Though McOsker lost the presidential race to junior Jack Herstam, he is still determined to make the project happen.
The university’s alcohol policy is already looser than many others. People of legal drinking age may consume alcohol on campus property, which allowed the former bar in The Bronco to serve beer and wine.
The Bronco was not open to the rest of Benson Memorial Center in those days, making for a more private environment that was deemed suitable for serving alcohol according to Vice Provost for Student Life Jeanne Rosenberger.
But, drinks were cheaper at the Hut. Because of overhead charges, The Bronco could not sell drinks at the same price as its main competitor.
Management staff had to be present during the hours alcohol was served and paying the additional personnel costed more than daily staff, according to Rosenberger.
What’s more, few events that served alcohol for law students and graduates were successful. The Bronco was just breaking even, leading the Division of Student Life to subsidize these costs with resources that would be otherwise used for student initiatives like CSOs and RSOs, according to Rosenberger.

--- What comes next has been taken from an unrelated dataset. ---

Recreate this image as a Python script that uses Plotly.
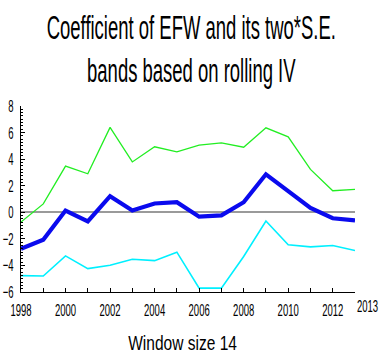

Once Benson was redesigned in 2010, The Bronco stopped serving alcohol in 2012 and became more integrated with the rest of the dining facility.
But after The Hut closed in December, McOsker said he thinks serving alcohol on campus will fill the void left by the legendary off-campus bar.
“People are going to drink alcohol,” McOsker said. “It’s a college campus.”
McOsker said he thinks that serving alcohol on campus will teach students how to be safe consumers.
He also said he thinks reintroducing an on-campus bar would aid violence prevention, as establishing drink limits could reduce over-consuming and monitoring student activity in a controlled environment “The administration doesn’t know how much people are drinking,” McOsker said. “I think it’s much more than they assume.”
McOsker listed Stanford, Gonzaga, the University of San Francisco and Georgetown University as schools similar to Santa Clara that currently serve alcohol on their campuses. Santa Clara is behind the times, McOsker said.
While the topic of serving alcohol on campus has been met with enthusiasm by some students, it has also received pushback from other students and the administration. Though Rosenberger supported the survey McOsker created to sample interest in an on-campus bar, both she and Assistant Vice President of Auxiliary Services Jane Barrantes highlighted their concerns.
“I think our community needs to grapple with what, right now, is our number one public health problem on campus, which is student abuse of alcohol,” Rosenberger said.
Another issue is that about 70 percent of the over- 21-year-olds live off campus, according to Barrantes. She doubted that an on-campus bar would draw enough students of age back onto campus to make the expense worth it.
“All of our campus should be welcoming to those who are under 21,” Barrantes said.
When alcohol was served in The Bronco in the past, anyone could walk in but it catered predominantly to the over- 21 crowd. Part of the survey McOsker distributed tried to combat this by gauging student interest in the initiative.
“I think that students tend to be more pessimistic on the possibility of things happening when they’re deemed radical and impossible,” McOsker said. “Students should be rethinking possible.”
Rosenberger says she thinks the matter could go either way. She acknowledged the compelling argument for the controlled environment aspect, but also said there are many other options available for students to consume alcohol.
Rosenberger could not offer a definitive answer on the matter, saying the university is a long way from making a decision due to the various considerations that need to be taken into account.
“I think it is an open question,” Rosenberger said. “But I don’t think it’s a slam dunk on fixing the problem.”
Looking forward, McOsker is going to continue to raise awareness and start a petition to get even more students on board “to make a case so strong the administration doesn’t have a choice but to respond to the survey.” As for the administration, they will continue to consider it.